In spite of the growing FX overvaluation (which is not currently at problematic rates, but is getting there), the government has been able to increase its international reserves, which have grown by USD 10 billion since Milei took office, which has allowed for the Central Bank to go from having net (i.e. available) reserves of -12 billion to a moderately positive balance (under a billion) in mid to late April, and to a low negative balance after some payments to the IMF. This progress would be threatened by an overvalued FX rate, since it would make exporting costly.
This decision puts together all the major macroeconomic issues facing Milei: maintaining the crawl lower inflation faster, but harms the exporting sector (which is surging) - both worsening the recession (exports are serving as a cushion for the economic downturn) and the Central Bank external balance. Meanwhile, changing course gradually would notch up inflation, and not change the recession much, but allow for progress in other areas of policy - namely, Central Bank reserves. And a large, sudden shock would be the worst option for both inflation and output, but most beneficial for the external sector balance (more recession = lower imports).
Conclusion
Milei has, so far, taken initial steps in the right direction to reform policy and improve the fiscal and monetary situation - but has not developed anything resembling an actual plan to do so, which means that we’re all stuck guessing
The main problem is that there are several not particularly large but still urgent inconsistencies in his current policies between low rates, a low crawl, price deregulation, and a desire for a smaller recession. Thus, it is becoming possible that he simply does not manage to resolve any of them, and his eventual macroeconomic program simply fails under pressure like the 2017-18 Macri plan - in Macri’s case, his policies failed due to inconsistencies between tight monetary policy and loose fiscal policy; in Milei’s case, the contradiction is precisely the opposite.

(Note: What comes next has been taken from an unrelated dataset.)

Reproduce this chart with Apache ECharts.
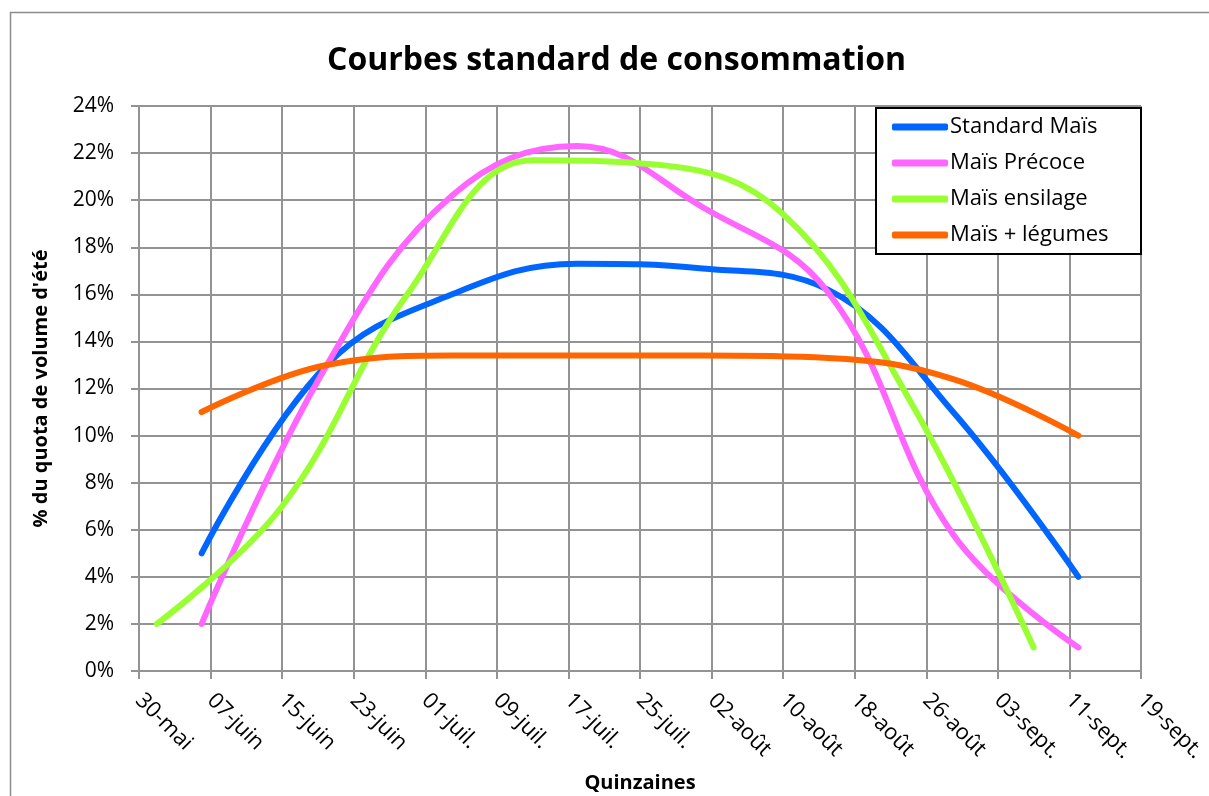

In addition, there’s an economic recovery expected for sometime in the second half of the year or so, which means real wages will recover too - pushing up prices and costs, and setting up a delicate balance between real wage recovery and disinflation that needs the proper macroeconomic stabilization program we don’t have to work out.
Hopefully he comes up with a sustainable and workable program, because God knows what the country will vote for if he doesn’t. Communism, perhaps?
In a rare case of Argentinian/American discourse continuity, there are allegations of dog killing going around: the dogs in question have not been seen publicly, or in pictures, more or less since Milei took office, and their location is unknown. It’s also not clear that one of his dogs was a fifth clone of Conan or if he simply continued referring to the late Conan in the present tense, which is adding major Shirley Jackson vibes to the whole ordeal.